Progress on my CNC router platform has been progressing slowly but I've hit a few milestones.  I got 4 RepRap 2nd generation motor controllers assembled and tested and have acquired 4 new NEMA23 steppers and one used high torque Xylotex NEMA23 from  the local swap meet to use in the prototype.  I got the X axis up and running and was quite pleased with the torque even the smaller steppers put out.  I also picked up some nice 4-pin sockets, terminal strips, and limit switches for the prototype build as well as a few other electronic goodies at the SSARC Hamfest about 2 months back.
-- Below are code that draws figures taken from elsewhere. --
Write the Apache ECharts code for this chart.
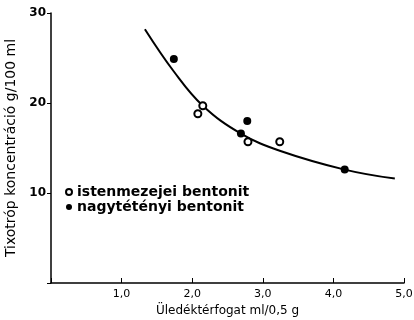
<!DOCTYPE html>
<html>
<head>
<meta charset="utf-8">
<script src="https://cdn.jsdelivr.net/npm/echarts@6/dist/echarts.min.js"></script>
<style>
  html, body { margin: 0; padding: 0; background: #fff; }
  #chart { width: 414px; height: 320px; }
</style>
</head>
<body>
<div id="chart"></div>
<script>
// measured points (sediment volume ml/0.5g, thixotropic conc. g/100ml)
const istenmezejeiX = [2.15, 2.08, 2.79, 3.24];
const istenmezejeiY = [19.7, 18.8, 15.7, 15.7];
const nagytetenyiX = [1.74, 2.78, 2.69, 4.16];
const nagytetenyiY = [24.9, 18.0, 16.6, 12.6];
// fitted curve
const curveX = [1.33, 1.74, 2.15, 2.69, 3.24, 4.16, 4.87];
const curveY = [28.2, 23.5, 19.7, 16.6, 14.7, 12.6, 11.6];

const seriesNames = ['istenmezejei bentonit', 'nagytétényi bentonit'];
const xTicks = [0, 1, 2, 3, 4, 5];
const yTicks = [0, 10, 20, 30];

const zip = (xs, ys) => xs.map((x, i) => [x, ys[i]]);
const font = 'DejaVu Sans';

const chart = echarts.init(document.getElementById('chart'));
chart.setOption({
  animation: false,
  backgroundColor: '#fff',
  grid: { left: 51, right: 10, top: 13, bottom: 37, outerBoundsMode: 'none' },
  legend: {
    orient: 'vertical',
    left: 60,
    top: 180,
    itemWidth: 6,
    itemHeight: 6,
    itemGap: 1,
    data: [
      { name: seriesNames[0], itemStyle: { borderWidth: 1 } },
      { name: seriesNames[1] }
    ],
    textStyle: { color: '#000', fontFamily: font, fontSize: 14, fontWeight: 'bold' }
  },
  xAxis: {
    type: 'value',
    min: xTicks[0],
    max: xTicks[xTicks.length - 1],
    interval: 1,
    name: 'Üledéktérfogat ml/0,5 g',
    nameLocation: 'middle',
    nameGap: 22,
    nameTextStyle: { color: '#000', fontFamily: font, fontSize: 12 },
    axisLine: { lineStyle: { color: '#000', width: 1.5 } },
    axisTick: { inside: true, length: 5, lineStyle: { color: '#000' } },
    axisLabel: {
      color: '#000', fontFamily: font, fontSize: 11, margin: 6,
      formatter: v => v === 0 ? '' : v.toFixed(1).replace('.', ',')
    },
    splitLine: { show: false }
  },
  yAxis: {
    type: 'value',
    min: yTicks[0],
    max: yTicks[yTicks.length - 1],
    interval: 10,
    name: 'Tixotróp koncentráció g/100 ml',
    nameLocation: 'middle',
    nameGap: 33,
    nameTextStyle: { color: '#000', fontFamily: font, fontSize: 14 },
    axisLine: { lineStyle: { color: '#000', width: 1.5 } },
    axisTick: { length: 4, lineStyle: { color: '#000' } },
    axisLabel: {
      color: '#000', fontFamily: font, fontSize: 12, fontWeight: 'bold', margin: 5,
      formatter: v => v === 0 ? '' : String(v)
    },
    splitLine: { show: false }
  },
  series: [
    {
      type: 'line',
      data: zip(curveX, curveY),
      smooth: 0.4,
      showSymbol: false,
      lineStyle: { color: '#000', width: 2 },
      silent: true
    },
    {
      name: seriesNames[0],
      type: 'scatter',
      symbol: 'emptyCircle',
      symbolSize: 7,
      itemStyle: { color: '#000', borderColor: '#000', borderWidth: 1.3, opacity: 1 },
      data: zip(istenmezejeiX, istenmezejeiY),
      z: 3
    },
    {
      name: seriesNames[1],
      type: 'scatter',
      symbol: 'circle',
      symbolSize: 8,
      itemStyle: { color: '#000', opacity: 1 },
      data: zip(nagytetenyiX, nagytetenyiY),
      z: 3
    }
  ]
});
</script>
</body>
</html>
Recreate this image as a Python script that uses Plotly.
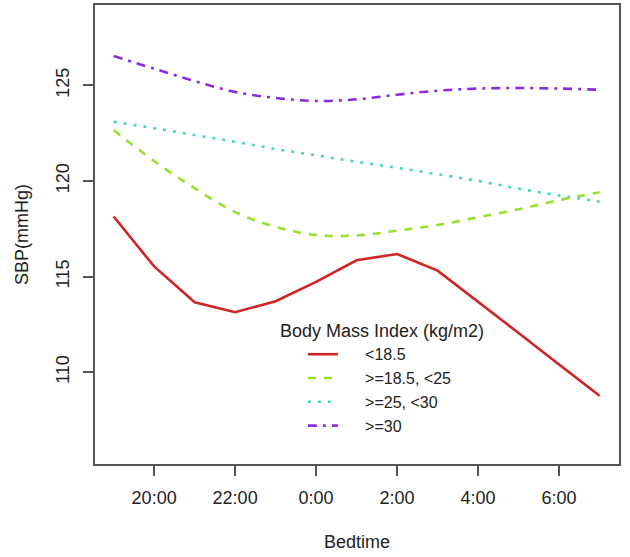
import plotly.graph_objects as go

hours = [19, 20, 21, 22, 23, 24, 25, 26, 27, 28, 29, 30, 31]
tick_vals = [20, 22, 24, 26, 28, 30]
tick_text = ["20:00", "22:00", "0:00", "2:00", "4:00", "6:00"]

sbp_lt185 = [118.14, 115.53, 113.66, 113.14, 113.71, 114.72, 115.85, 116.18, 115.31, 113.7, 112.05, 110.4, 108.77]
sbp_185_25 = [122.66, 121.04, 119.62, 118.37, 117.6, 117.17, 117.15, 117.4, 117.7, 118.1, 118.52, 119.0, 119.41]
sbp_25_30 = [123.09, 122.76, 122.40, 122.05, 121.67, 121.34, 121.0, 120.69, 120.35, 120.0, 119.6, 119.24, 118.92]
sbp_ge30 = [126.53, 125.87, 125.22, 124.65, 124.34, 124.18, 124.27, 124.51, 124.72, 124.83, 124.86, 124.83, 124.77]

names = ["&lt;18.5", "&gt;=18.5, &lt;25", "&gt;=25, &lt;30", "&gt;=30"]
series = [sbp_lt185, sbp_185_25, sbp_25_30, sbp_ge30]
colors = ["#D02424", "#97DE2E", "#48D3C6", "#8A2BE2"]
dashes = ["solid", "8px,8px", "3px,7px", "9px,6px,3px,6px"]
shapes = ["linear", "spline", "spline", "spline"]

FONT = "Liberation Sans, Arial, sans-serif"
pad = "\u00a0" * 5

fig = go.Figure()
for nm, ys, c, d, s in zip(names, series, colors, dashes, shapes):
    fig.add_trace(go.Scatter(
        x=hours, y=ys, mode="lines", name=pad + nm,
        line=dict(color=c, width=2.6, dash=d, shape=s, smoothing=1.0),
    ))

axis_common = dict(
    showline=True, mirror=True, linecolor="#555555", linewidth=1.5,
    ticks="outside", ticklen=10, tickwidth=1.5, tickcolor="#555555",
    showgrid=False, zeroline=False, automargin=False,
    tickfont=dict(family=FONT, size=18, color="#222222"),
)

fig.update_layout(
    width=630, height=557,
    margin=dict(l=95, r=11, t=5, b=93),
    paper_bgcolor="white", plot_bgcolor="white",
    font=dict(family=FONT, size=18, color="#222222"),
    xaxis=dict(range=[18.54, 31.48], tickvals=tick_vals, ticktext=tick_text,
               title=dict(text="Bedtime", font=dict(family=FONT, size=18), standoff=28),
               ticklabelstandoff=7, **axis_common),
    yaxis=dict(range=[105.2, 129.2], tickvals=[110, 115, 120, 125], tickangle=-90,
               title=dict(text="SBP(mmHg)", font=dict(family=FONT, size=18), standoff=20),
               ticklabelstandoff=7, **axis_common),
    legend=dict(
        x=0.349, y=0.327, xanchor="left", yanchor="top",
        bgcolor="rgba(0,0,0,0)", borderwidth=0,
        title=dict(text="Body Mass Index (kg/m2)", side="top", font=dict(family=FONT, size=18)),
        font=dict(family=FONT, size=16, color="#222222"),
        indentation=25, tracegroupgap=0,
    ),
)

fig.write_html("out.html", config={"displayModeBar": False},
               post_script="document.body.style.margin='0';")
As far as design goes, I've decided against the 1" square tubing and skate bearings design pictured above.  It's just too bulky for anything other than the X axis so I'm going to switch over the the more traditional precision ground shafts and bearings for linear guides on all axes at this point.  Other than being bulky, I like the design and will probably try to utilize it at some point in the future.  I've already acquired some shafts and bearings for testing this new setup but have yet to cut new bearing brackets to install on the boot-strap platform.   The overall design is on its second revision on paper with details for the X and Y axes specified and sketched up.  I'm looking at alternative linear motion setups that I could possibly fit within the specified budget so it may undergo another revision before I start cutting parts for the boot-strapped version.

This project will likely progress slowly for a bit longer as I seem to have outgrown my current work area.   I'm hoping to be able to move to a more suitable location in a few months time and set up a proper workshop, or at least that's the plan.